▶ TASK BRIEF: Produce an exact transcription of the listing below, omitting the pictures.
───── RECORDED DATA ─────
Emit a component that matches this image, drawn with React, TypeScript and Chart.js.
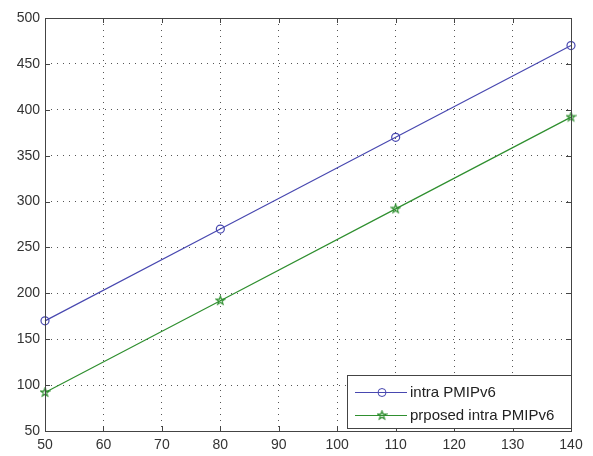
import React, { useEffect, useRef } from "react";
import { Chart, registerables } from "chart.js";

Chart.register(...registerables);

const xValues = [50, 80, 110, 140];
const intraPMIPv6 = [170, 270, 370, 470];
const proposedIntraPMIPv6 = [92, 192, 292, 392];
const seriesLabels = ["intra PMIPv6", "prposed intra PMIPv6"];
const blue = "#4848b0";
const green = "#2f8f2f";
const FONT = "Liberation Sans, Arial, sans-serif";

function makeStar(color: string, size: number): HTMLCanvasElement {
  const c = document.createElement("canvas");
  c.width = size;
  c.height = size;
  const ctx = c.getContext("2d")!;
  const cx = size / 2, cy = size / 2;
  const R = size / 2 - 1, r = R * 0.4;
  ctx.beginPath();
  for (let i = 0; i < 10; i++) {
    const ang = -Math.PI / 2 + (i * Math.PI) / 5;
    const rad = i % 2 === 0 ? R : r;
    const px = cx + rad * Math.cos(ang), py = cy + rad * Math.sin(ang);
    if (i === 0) ctx.moveTo(px, py);
    else ctx.lineTo(px, py);
  }
  ctx.closePath();
  ctx.strokeStyle = color;
  ctx.lineWidth = 1.2;
  ctx.stroke();
  return c;
}

export default function App() {
  const ref = useRef<HTMLCanvasElement | null>(null);
  useEffect(() => {
    const star = makeStar(green, 11);
    const framePlugin = {
      id: "frame",
      afterDraw(chart: any) {
        const { ctx, chartArea: a, scales } = chart;
        ctx.save();
        ctx.strokeStyle = "#444";
        ctx.lineWidth = 1;
        ctx.setLineDash([]);
        ctx.strokeRect(Math.round(a.left) + 0.5, Math.round(a.top) + 0.5, Math.round(a.right - a.left), Math.round(a.bottom - a.top));
        const tl = 5;
        ctx.beginPath();
        scales.x.ticks.forEach((t: any) => {
          const x = Math.round(scales.x.getPixelForValue(t.value)) + 0.5;
          ctx.moveTo(x, a.bottom); ctx.lineTo(x, a.bottom - tl);
          ctx.moveTo(x, a.top); ctx.lineTo(x, a.top + tl);
        });
        scales.y.ticks.forEach((t: any) => {
          const y = Math.round(scales.y.getPixelForValue(t.value)) + 0.5;
          ctx.moveTo(a.left, y); ctx.lineTo(a.left + tl, y);
          ctx.moveTo(a.right, y); ctx.lineTo(a.right - tl, y);
        });
        ctx.stroke();
        // legend
        const lx = 347, ly = 375, lw = a.right - 347, lh = 53;
        ctx.fillStyle = "#fff";
        ctx.fillRect(lx, ly, lw, lh);
        ctx.strokeStyle = "#444";
        ctx.strokeRect(lx + 0.5, ly + 0.5, lw, lh);
        ctx.font = `15px ${FONT}`;
        ctx.textBaseline = "middle";
        const rows = [392, 415];
        chart.data.datasets.forEach((ds: any, i: number) => {
          const y = rows[i];
          ctx.strokeStyle = ds.borderColor;
          ctx.lineWidth = 1;
          ctx.beginPath();
          ctx.moveTo(355, y + 0.5);
          ctx.lineTo(407, y + 0.5);
          ctx.stroke();
          if (i === 0) {
            ctx.beginPath();
            ctx.arc(382, y + 0.5, 4, 0, Math.PI * 2);
            ctx.stroke();
          } else {
            ctx.drawImage(star, 382 - 5.5, y - 5);
          }
          ctx.fillStyle = "#222";
          ctx.fillText(ds.label, 410, y + 1);
        });
        ctx.restore();
      },
    };
    const chart = new Chart(ref.current!, {
      type: "scatter",
      data: {
        datasets: [
          {
            label: seriesLabels[0],
            data: xValues.map((x, i) => ({ x, y: intraPMIPv6[i] })),
            showLine: true,
            borderColor: blue,
            borderWidth: 1.2,
            backgroundColor: "rgba(0,0,0,0)",
            pointStyle: "circle",
            pointRadius: 4,
            pointBorderColor: blue,
            pointBorderWidth: 1.2,
            clip: false as any,
          },
          {
            label: seriesLabels[1],
            data: xValues.map((x, i) => ({ x, y: proposedIntraPMIPv6[i] })),
            showLine: true,
            borderColor: green,
            borderWidth: 1.2,
            backgroundColor: "rgba(0,0,0,0)",
            pointStyle: star as any,
            pointRadius: 5,
            clip: false as any,
          },
        ],
      },
      options: {
        responsive: false,
        animation: false,
        layout: { padding: { top: 18, right: 22, left: 0, bottom: 0 } },
        plugins: { legend: { display: false }, tooltip: { enabled: false } },
        scales: {
          x: {
            type: "linear",
            min: 50,
            max: 140,
            ticks: { stepSize: 10, color: "#333", font: { family: FONT, size: 14 }, padding: 6, maxRotation: 0 },
            grid: { color: "#555", lineWidth: 1, drawTicks: false },
            border: { display: false, dash: [1, 5] },
            afterFit: (s: any) => { s.height = 25; },
          },
          y: {
            type: "linear",
            min: 50,
            max: 500,
            ticks: { stepSize: 50, color: "#333", font: { family: FONT, size: 14 }, padding: 5 },
            grid: { color: "#555", lineWidth: 1, drawTicks: false },
            border: { display: false, dash: [1, 5] },
            afterFit: (s: any) => { s.width = 45; },
          },
        },
      },
      plugins: [framePlugin],
    });
    return () => chart.destroy();
  }, []);
  return (
    <div style={{ position: "fixed", left: 0, top: 0, width: 593, height: 456, background: "#fff" }}>
      <canvas ref={ref} width={593} height={456} />
    </div>
  );
}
─────
▶ RESULT BELOW:
Emit a component that matches this image, drawn with React, TypeScript and Chart.js.
import React, { useEffect, useRef } from "react";
import { Chart, registerables } from "chart.js";

Chart.register(...registerables);

const xValues = [50, 80, 110, 140];
const intraPMIPv6 = [170, 270, 370, 470];
const proposedIntraPMIPv6 = [92, 192, 292, 392];
const seriesLabels = ["intra PMIPv6", "prposed intra PMIPv6"];
const blue = "#4848b0";
const green = "#2f8f2f";
const FONT = "Liberation Sans, Arial, sans-serif";

function makeStar(color: string, size: number): HTMLCanvasElement {
  const c = document.createElement("canvas");
  c.width = size;
  c.height = size;
  const ctx = c.getContext("2d")!;
  const cx = size / 2, cy = size / 2;
  const R = size / 2 - 1, r = R * 0.4;
  ctx.beginPath();
  for (let i = 0; i < 10; i++) {
    const ang = -Math.PI / 2 + (i * Math.PI) / 5;
    const rad = i % 2 === 0 ? R : r;
    const px = cx + rad * Math.cos(ang), py = cy + rad * Math.sin(ang);
    if (i === 0) ctx.moveTo(px, py);
    else ctx.lineTo(px, py);
  }
  ctx.closePath();
  ctx.strokeStyle = color;
  ctx.lineWidth = 1.2;
  ctx.stroke();
  return c;
}

export default function App() {
  const ref = useRef<HTMLCanvasElement | null>(null);
  useEffect(() => {
    const star = makeStar(green, 11);
    const framePlugin = {
      id: "frame",
      afterDraw(chart: any) {
        const { ctx, chartArea: a, scales } = chart;
        ctx.save();
        ctx.strokeStyle = "#444";
        ctx.lineWidth = 1;
        ctx.setLineDash([]);
        ctx.strokeRect(Math.round(a.left) + 0.5, Math.round(a.top) + 0.5, Math.round(a.right - a.left), Math.round(a.bottom - a.top));
        const tl = 5;
        ctx.beginPath();
        scales.x.ticks.forEach((t: any) => {
          const x = Math.round(scales.x.getPixelForValue(t.value)) + 0.5;
          ctx.moveTo(x, a.bottom); ctx.lineTo(x, a.bottom - tl);
          ctx.moveTo(x, a.top); ctx.lineTo(x, a.top + tl);
        });
        scales.y.ticks.forEach((t: any) => {
          const y = Math.round(scales.y.getPixelForValue(t.value)) + 0.5;
          ctx.moveTo(a.left, y); ctx.lineTo(a.left + tl, y);
          ctx.moveTo(a.right, y); ctx.lineTo(a.right - tl, y);
        });
        ctx.stroke();
        // legend
        const lx = 347, ly = 375, lw = a.right - 347, lh = 53;
        ctx.fillStyle = "#fff";
        ctx.fillRect(lx, ly, lw, lh);
        ctx.strokeStyle = "#444";
        ctx.strokeRect(lx + 0.5, ly + 0.5, lw, lh);
        ctx.font = `15px ${FONT}`;
        ctx.textBaseline = "middle";
        const rows = [392, 415];
        chart.data.datasets.forEach((ds: any, i: number) => {
          const y = rows[i];
          ctx.strokeStyle = ds.borderColor;
          ctx.lineWidth = 1;
          ctx.beginPath();
          ctx.moveTo(355, y + 0.5);
          ctx.lineTo(407, y + 0.5);
          ctx.stroke();
          if (i === 0) {
            ctx.beginPath();
            ctx.arc(382, y + 0.5, 4, 0, Math.PI * 2);
            ctx.stroke();
          } else {
            ctx.drawImage(star, 382 - 5.5, y - 5);
          }
          ctx.fillStyle = "#222";
          ctx.fillText(ds.label, 410, y + 1);
        });
        ctx.restore();
      },
    };
    const chart = new Chart(ref.current!, {
      type: "scatter",
      data: {
        datasets: [
          {
            label: seriesLabels[0],
            data: xValues.map((x, i) => ({ x, y: intraPMIPv6[i] })),
            showLine: true,
            borderColor: blue,
            borderWidth: 1.2,
            backgroundColor: "rgba(0,0,0,0)",
            pointStyle: "circle",
            pointRadius: 4,
            pointBorderColor: blue,
            pointBorderWidth: 1.2,
            clip: false as any,
          },
          {
            label: seriesLabels[1],
            data: xValues.map((x, i) => ({ x, y: proposedIntraPMIPv6[i] })),
            showLine: true,
            borderColor: green,
            borderWidth: 1.2,
            backgroundColor: "rgba(0,0,0,0)",
            pointStyle: star as any,
            pointRadius: 5,
            clip: false as any,
          },
        ],
      },
      options: {
        responsive: false,
        animation: false,
        layout: { padding: { top: 18, right: 22, left: 0, bottom: 0 } },
        plugins: { legend: { display: false }, tooltip: { enabled: false } },
        scales: {
          x: {
            type: "linear",
            min: 50,
            max: 140,
            ticks: { stepSize: 10, color: "#333", font: { family: FONT, size: 14 }, padding: 6, maxRotation: 0 },
            grid: { color: "#555", lineWidth: 1, drawTicks: false },
            border: { display: false, dash: [1, 5] },
            afterFit: (s: any) => { s.height = 25; },
          },
          y: {
            type: "linear",
            min: 50,
            max: 500,
            ticks: { stepSize: 50, color: "#333", font: { family: FONT, size: 14 }, padding: 5 },
            grid: { color: "#555", lineWidth: 1, drawTicks: false },
            border: { display: false, dash: [1, 5] },
            afterFit: (s: any) => { s.width = 45; },
          },
        },
      },
      plugins: [framePlugin],
    });
    return () => chart.destroy();
  }, []);
  return (
    <div style={{ position: "fixed", left: 0, top: 0, width: 593, height: 456, background: "#fff" }}>
      <canvas ref={ref} width={593} height={456} />
    </div>
  );
}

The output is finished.